I was hoping to generalize above inequality to the mismatched case. Specifically, let $p_{X|Y}$ be the conditional distribution of $X$ given $Y$. The MAP estimator is $\hat{x}(y) = \arg\max_x p_{X|Y}(x|y)$. Now suppose that the MAP estimator does not have access to $p_{X|Y}$ but only to a surrogate distribution $q_{X|Y}$, in which case the estimator becomes $\tilde{x}(y) = \arg\max_x q_{X|Y}(x|y)$. I thought to get a bound similar to the one above that includes this surrogate distribution and that bounds the error probability $\tilde{P}_e = \mathbb{P}(X\neq \tilde{x}(Y))$. To be more precise, I was hoping to exchange the conditional entropy above by some conditional cross entropy, i.e., to obtain a bound similar to

$$
\tilde{P}_e \le 1- 2^{\mathbb{E}(H^\times(p_{X|Y}(\cdot|Y)\Vert q_{X|Y}(\cdot|Y)))}
$$

possibly with the order of the distributions reversed.
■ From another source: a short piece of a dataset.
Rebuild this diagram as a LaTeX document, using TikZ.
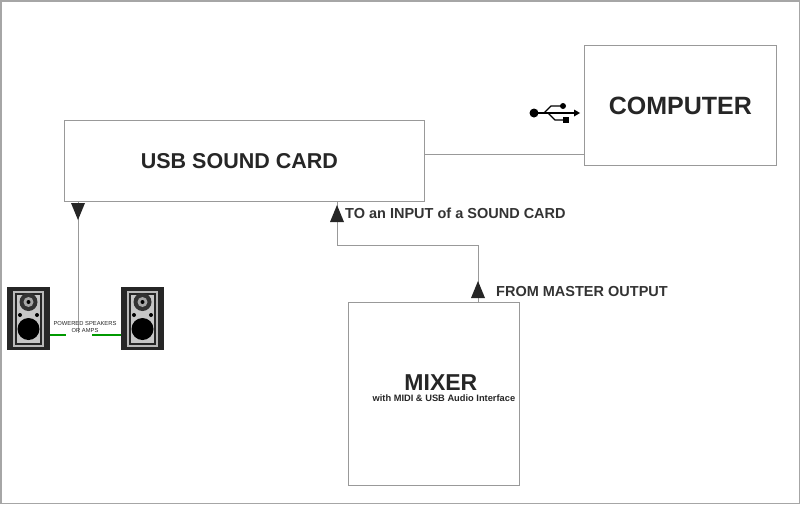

Since cross entropy is an upper bound on entropy, the bound will be larger than the bound for $P_e$. (Interestingly, even if $p_{X|Y}$ and $q_{X|Y}$ are different, we nay have $\tilde{P}_e =P_e$: It suffices that, for every $y$, both conditional distributions have their modes at the same values of $x$.)

Unfortunately, my hope was not justified. We show this in a counterexample, i.e., we show that there exists distributions such that the inequality on $\tilde{P}_e$ is violated (for any choice of order of distributions). For the sake of simplicity, we now look at guessing rather than estimation, i.e., the conditional distributions satisfy $p_{X|Y}=p_X$ and $q_{X|Y}=q_{X}$. Now suppose that $X$ is binary, i.e., it takes values 0 and 1. Furthermore, let $p_X(0)=q_X(1)=\epsilon\ll 0.5$. We have that $\tilde{x}=\arg\max_x q_X(x) = 0$, thus

$$\tilde{P}_e=\mathbb{P}(X\neq 0)=1-\epsilon.$$

Since $p_X$ and $q_X$ are permutations of each other, we have that $H(q_X)=H(p_X)$, that $D(p_X\Vert q_X) = D(q_X\Vert p_X)$, and that thus

$$
H^\times(p_X\Vert q_X) = H^\times(q_X\Vert p_X) = -\epsilon\log(1-\epsilon)-(1-\epsilon)\log\epsilon = -\log \epsilon - \epsilon\log\left(\frac{1-\epsilon}{\epsilon}\right).
$$

With this we get

$$
2^{-H^\times(p_X\Vert q_X)} = \epsilon\cdot 2^{\epsilon\log\left(\frac{1-\epsilon}{\epsilon}\right)} > \epsilon
$$

and thus the bound $\tilde{P}_e \le 1- 2^{-H^\times(p_X\Vert q_X)}$ cannot hold.